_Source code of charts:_
---*---

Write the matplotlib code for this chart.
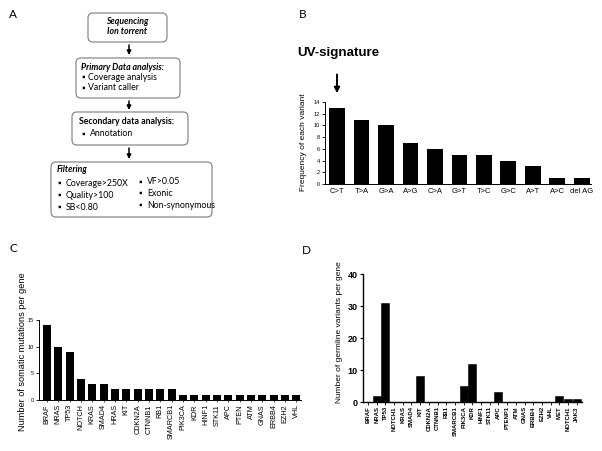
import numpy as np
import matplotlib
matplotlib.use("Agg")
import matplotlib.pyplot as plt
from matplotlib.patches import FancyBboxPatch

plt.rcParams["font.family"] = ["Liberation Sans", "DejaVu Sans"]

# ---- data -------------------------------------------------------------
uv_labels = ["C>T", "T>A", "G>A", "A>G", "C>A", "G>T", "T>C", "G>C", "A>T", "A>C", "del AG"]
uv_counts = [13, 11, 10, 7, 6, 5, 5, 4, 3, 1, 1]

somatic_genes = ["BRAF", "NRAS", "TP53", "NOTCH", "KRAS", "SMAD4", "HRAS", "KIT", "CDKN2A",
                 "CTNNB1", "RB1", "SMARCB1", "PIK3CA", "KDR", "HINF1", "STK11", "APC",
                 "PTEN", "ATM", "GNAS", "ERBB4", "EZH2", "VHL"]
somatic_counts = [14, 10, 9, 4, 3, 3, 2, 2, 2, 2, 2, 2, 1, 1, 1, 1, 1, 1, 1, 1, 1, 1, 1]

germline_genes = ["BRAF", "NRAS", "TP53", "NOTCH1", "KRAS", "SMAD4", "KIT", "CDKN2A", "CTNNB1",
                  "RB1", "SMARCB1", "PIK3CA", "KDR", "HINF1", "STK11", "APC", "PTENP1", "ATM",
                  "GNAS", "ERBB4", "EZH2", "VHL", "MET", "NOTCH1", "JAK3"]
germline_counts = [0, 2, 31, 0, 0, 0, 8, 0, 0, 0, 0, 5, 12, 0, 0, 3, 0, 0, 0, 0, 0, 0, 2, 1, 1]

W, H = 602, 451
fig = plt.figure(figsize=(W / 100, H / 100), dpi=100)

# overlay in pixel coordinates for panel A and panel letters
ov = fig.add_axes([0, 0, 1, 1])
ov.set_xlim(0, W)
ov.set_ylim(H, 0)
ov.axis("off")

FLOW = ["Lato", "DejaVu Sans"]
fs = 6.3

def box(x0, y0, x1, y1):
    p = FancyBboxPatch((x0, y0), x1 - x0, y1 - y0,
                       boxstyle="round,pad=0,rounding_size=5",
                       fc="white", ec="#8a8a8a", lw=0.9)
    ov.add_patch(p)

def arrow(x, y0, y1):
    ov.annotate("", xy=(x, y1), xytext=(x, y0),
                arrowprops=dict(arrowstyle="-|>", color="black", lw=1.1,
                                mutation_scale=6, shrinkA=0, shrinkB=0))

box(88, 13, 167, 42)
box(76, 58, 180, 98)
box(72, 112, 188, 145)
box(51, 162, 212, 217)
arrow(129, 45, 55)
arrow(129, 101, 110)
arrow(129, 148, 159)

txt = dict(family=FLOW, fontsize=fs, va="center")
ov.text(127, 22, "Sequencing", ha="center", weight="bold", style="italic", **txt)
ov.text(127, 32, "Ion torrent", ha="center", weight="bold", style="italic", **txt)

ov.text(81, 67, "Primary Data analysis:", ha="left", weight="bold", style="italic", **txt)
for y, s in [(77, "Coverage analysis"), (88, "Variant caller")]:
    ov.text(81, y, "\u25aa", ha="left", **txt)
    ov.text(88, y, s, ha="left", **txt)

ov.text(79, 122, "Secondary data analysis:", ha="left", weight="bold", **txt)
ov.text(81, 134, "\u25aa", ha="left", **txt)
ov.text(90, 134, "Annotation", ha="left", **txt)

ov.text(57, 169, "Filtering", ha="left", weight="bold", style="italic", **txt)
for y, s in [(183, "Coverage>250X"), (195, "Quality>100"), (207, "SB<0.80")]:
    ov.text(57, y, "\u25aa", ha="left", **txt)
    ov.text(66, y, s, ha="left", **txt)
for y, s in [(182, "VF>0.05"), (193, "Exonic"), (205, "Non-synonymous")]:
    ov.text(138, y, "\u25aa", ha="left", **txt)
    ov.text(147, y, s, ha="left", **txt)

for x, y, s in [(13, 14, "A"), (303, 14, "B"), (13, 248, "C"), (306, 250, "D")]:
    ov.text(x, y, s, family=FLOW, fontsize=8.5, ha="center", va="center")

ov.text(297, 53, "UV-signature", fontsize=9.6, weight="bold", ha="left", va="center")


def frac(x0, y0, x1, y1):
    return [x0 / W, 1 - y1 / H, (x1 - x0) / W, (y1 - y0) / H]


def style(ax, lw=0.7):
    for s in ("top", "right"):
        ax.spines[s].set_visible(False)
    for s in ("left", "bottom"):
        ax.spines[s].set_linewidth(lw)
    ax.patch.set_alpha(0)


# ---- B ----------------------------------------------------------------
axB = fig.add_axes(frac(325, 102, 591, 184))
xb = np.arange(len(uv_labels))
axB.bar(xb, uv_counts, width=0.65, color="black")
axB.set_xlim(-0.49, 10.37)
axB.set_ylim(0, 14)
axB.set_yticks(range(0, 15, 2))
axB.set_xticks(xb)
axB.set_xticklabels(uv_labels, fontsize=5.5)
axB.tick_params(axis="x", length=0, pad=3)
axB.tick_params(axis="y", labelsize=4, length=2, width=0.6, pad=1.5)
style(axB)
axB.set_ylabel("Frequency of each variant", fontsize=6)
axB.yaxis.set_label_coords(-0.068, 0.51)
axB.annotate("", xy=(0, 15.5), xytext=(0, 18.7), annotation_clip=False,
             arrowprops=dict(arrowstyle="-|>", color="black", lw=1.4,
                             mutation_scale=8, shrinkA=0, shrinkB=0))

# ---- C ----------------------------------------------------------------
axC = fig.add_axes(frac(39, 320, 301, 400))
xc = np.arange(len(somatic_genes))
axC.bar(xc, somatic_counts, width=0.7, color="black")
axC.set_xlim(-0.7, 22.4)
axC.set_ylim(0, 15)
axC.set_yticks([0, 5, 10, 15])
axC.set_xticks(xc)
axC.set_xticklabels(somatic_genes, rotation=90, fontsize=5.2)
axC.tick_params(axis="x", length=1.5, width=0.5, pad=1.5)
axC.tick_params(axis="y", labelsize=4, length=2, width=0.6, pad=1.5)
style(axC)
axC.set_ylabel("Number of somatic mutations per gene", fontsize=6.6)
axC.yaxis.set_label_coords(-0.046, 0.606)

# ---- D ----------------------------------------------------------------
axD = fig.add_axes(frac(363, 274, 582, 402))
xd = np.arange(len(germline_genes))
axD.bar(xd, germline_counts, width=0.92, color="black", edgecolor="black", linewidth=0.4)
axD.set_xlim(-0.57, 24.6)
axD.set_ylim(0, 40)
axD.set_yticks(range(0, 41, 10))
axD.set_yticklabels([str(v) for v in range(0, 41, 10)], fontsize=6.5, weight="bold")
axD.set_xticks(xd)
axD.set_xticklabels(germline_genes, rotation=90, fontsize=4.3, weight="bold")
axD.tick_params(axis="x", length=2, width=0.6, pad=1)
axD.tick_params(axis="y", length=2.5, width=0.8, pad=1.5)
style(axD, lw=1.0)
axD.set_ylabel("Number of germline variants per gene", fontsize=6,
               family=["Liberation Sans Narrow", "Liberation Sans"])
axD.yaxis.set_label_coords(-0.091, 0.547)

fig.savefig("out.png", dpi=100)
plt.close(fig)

---*---

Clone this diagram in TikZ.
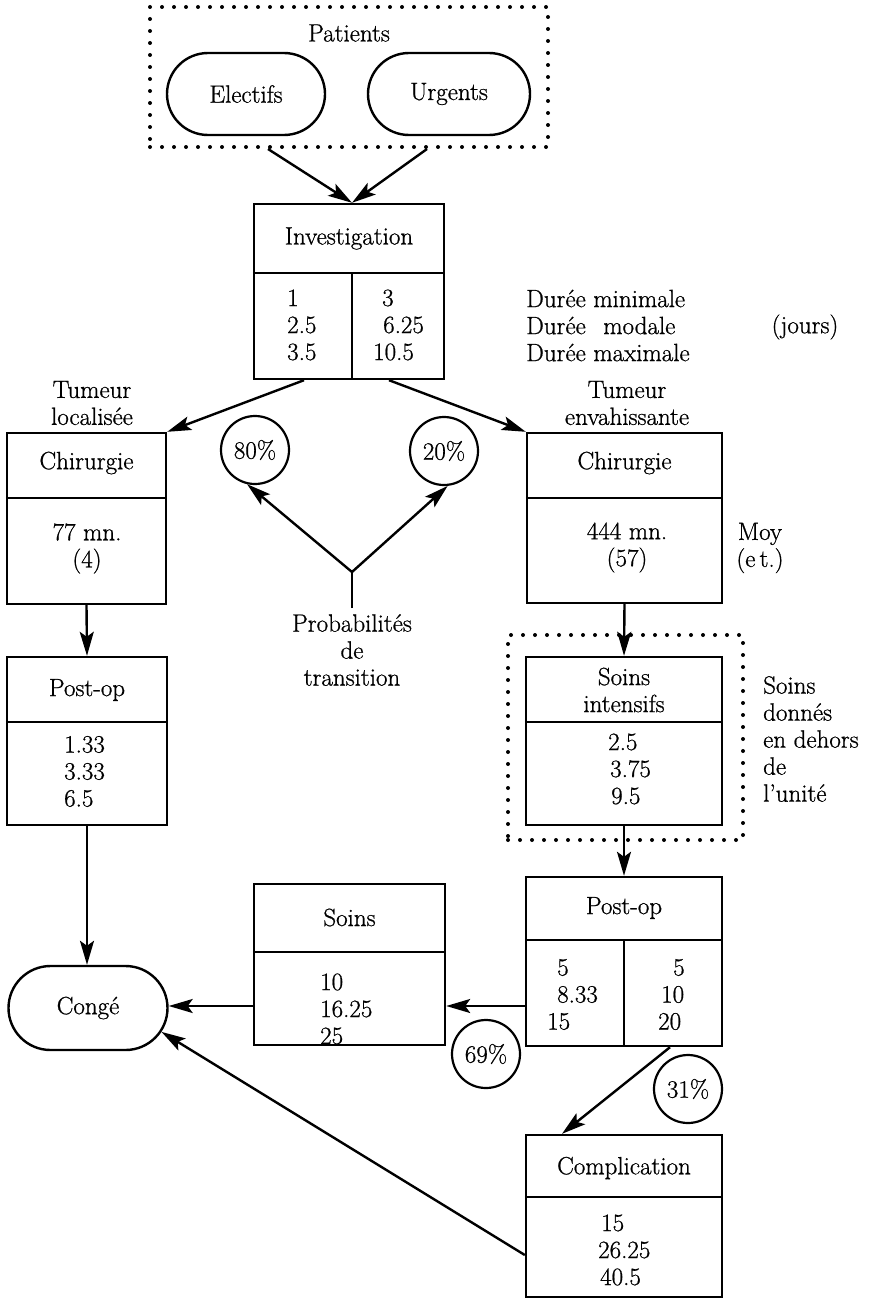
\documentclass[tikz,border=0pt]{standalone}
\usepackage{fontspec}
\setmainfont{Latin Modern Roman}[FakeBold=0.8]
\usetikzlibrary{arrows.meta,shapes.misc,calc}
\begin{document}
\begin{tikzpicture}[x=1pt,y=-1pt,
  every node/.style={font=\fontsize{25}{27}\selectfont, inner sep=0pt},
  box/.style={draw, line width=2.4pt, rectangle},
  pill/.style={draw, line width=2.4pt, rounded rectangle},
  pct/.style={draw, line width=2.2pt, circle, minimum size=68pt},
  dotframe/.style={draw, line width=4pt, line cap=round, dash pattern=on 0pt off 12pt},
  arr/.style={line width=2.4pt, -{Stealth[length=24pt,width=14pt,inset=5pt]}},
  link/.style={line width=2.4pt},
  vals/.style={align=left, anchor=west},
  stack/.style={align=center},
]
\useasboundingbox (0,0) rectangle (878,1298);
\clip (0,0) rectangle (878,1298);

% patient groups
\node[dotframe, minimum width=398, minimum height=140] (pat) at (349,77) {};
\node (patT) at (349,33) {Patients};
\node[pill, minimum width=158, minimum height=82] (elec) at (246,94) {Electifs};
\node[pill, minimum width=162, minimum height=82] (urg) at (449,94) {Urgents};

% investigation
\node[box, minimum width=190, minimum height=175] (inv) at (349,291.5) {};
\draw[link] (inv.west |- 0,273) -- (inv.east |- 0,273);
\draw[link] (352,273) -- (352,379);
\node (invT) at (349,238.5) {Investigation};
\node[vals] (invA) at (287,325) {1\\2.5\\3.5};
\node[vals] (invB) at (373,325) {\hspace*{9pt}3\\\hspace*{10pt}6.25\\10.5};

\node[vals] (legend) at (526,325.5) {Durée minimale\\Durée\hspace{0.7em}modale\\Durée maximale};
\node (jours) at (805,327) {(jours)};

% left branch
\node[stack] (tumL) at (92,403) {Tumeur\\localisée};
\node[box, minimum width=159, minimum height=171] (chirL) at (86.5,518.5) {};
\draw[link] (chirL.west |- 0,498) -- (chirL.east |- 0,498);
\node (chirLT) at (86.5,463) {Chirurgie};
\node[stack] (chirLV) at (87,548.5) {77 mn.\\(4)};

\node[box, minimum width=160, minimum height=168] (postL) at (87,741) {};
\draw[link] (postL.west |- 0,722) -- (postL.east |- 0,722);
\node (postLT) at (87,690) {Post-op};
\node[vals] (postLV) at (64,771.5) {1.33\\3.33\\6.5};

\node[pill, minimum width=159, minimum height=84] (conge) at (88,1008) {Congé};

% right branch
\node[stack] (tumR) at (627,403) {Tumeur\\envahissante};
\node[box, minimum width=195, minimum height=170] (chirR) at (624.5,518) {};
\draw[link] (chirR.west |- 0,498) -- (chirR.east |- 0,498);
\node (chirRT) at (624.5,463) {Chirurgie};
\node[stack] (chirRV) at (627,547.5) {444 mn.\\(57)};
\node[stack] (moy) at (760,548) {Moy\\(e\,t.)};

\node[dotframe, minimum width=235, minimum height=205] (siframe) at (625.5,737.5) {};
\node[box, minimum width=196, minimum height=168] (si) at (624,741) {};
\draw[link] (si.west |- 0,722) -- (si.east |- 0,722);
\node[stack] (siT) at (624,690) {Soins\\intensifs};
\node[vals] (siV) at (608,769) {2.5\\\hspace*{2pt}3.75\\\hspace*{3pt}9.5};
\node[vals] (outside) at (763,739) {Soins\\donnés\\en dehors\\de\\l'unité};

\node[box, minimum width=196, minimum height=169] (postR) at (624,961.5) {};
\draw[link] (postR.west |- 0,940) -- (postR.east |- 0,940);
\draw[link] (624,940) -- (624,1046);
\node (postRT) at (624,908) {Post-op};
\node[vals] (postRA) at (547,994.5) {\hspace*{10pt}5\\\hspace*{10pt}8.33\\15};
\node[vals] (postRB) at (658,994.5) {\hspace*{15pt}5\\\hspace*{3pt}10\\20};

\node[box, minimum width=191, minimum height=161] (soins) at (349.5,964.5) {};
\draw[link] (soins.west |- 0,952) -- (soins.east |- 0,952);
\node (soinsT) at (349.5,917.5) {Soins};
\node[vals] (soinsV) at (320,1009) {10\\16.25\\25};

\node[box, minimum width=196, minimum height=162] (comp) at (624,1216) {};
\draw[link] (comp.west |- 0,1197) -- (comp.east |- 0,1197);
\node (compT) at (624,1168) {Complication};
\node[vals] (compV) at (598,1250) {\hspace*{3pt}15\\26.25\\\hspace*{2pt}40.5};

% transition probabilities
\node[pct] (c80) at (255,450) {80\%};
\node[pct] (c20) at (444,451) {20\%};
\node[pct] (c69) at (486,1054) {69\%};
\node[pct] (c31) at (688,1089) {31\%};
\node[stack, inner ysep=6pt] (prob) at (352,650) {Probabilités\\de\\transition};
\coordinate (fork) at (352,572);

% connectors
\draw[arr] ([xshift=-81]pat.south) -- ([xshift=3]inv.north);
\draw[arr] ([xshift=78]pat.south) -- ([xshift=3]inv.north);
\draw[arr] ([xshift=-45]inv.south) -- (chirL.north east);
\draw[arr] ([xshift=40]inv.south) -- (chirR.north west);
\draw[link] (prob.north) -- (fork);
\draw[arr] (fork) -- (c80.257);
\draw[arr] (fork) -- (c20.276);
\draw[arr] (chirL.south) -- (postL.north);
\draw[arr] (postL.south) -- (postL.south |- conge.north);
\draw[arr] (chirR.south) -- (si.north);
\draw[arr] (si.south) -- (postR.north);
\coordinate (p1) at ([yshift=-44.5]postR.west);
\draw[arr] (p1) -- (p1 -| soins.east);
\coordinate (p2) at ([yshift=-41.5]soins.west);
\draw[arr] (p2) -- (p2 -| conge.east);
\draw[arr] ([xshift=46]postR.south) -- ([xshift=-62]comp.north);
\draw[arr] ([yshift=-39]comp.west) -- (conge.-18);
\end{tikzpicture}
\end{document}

---*---

_TASK DETAILS:_
Give again, word for word, the part that opens with the line containing "Write the matplotlib code for this chart." and closes with the one containing "5, 4, 3, 1, 1]". Include both of those lines and skip all pictures.

_SOLUTION TO THIS EXERCISE:_
Write the matplotlib code for this chart.
import numpy as np
import matplotlib
matplotlib.use("Agg")
import matplotlib.pyplot as plt
from matplotlib.patches import FancyBboxPatch

plt.rcParams["font.family"] = ["Liberation Sans", "DejaVu Sans"]

# ---- data -------------------------------------------------------------
uv_labels = ["C>T", "T>A", "G>A", "A>G", "C>A", "G>T", "T>C", "G>C", "A>T", "A>C", "del AG"]
uv_counts = [13, 11, 10, 7, 6, 5, 5, 4, 3, 1, 1]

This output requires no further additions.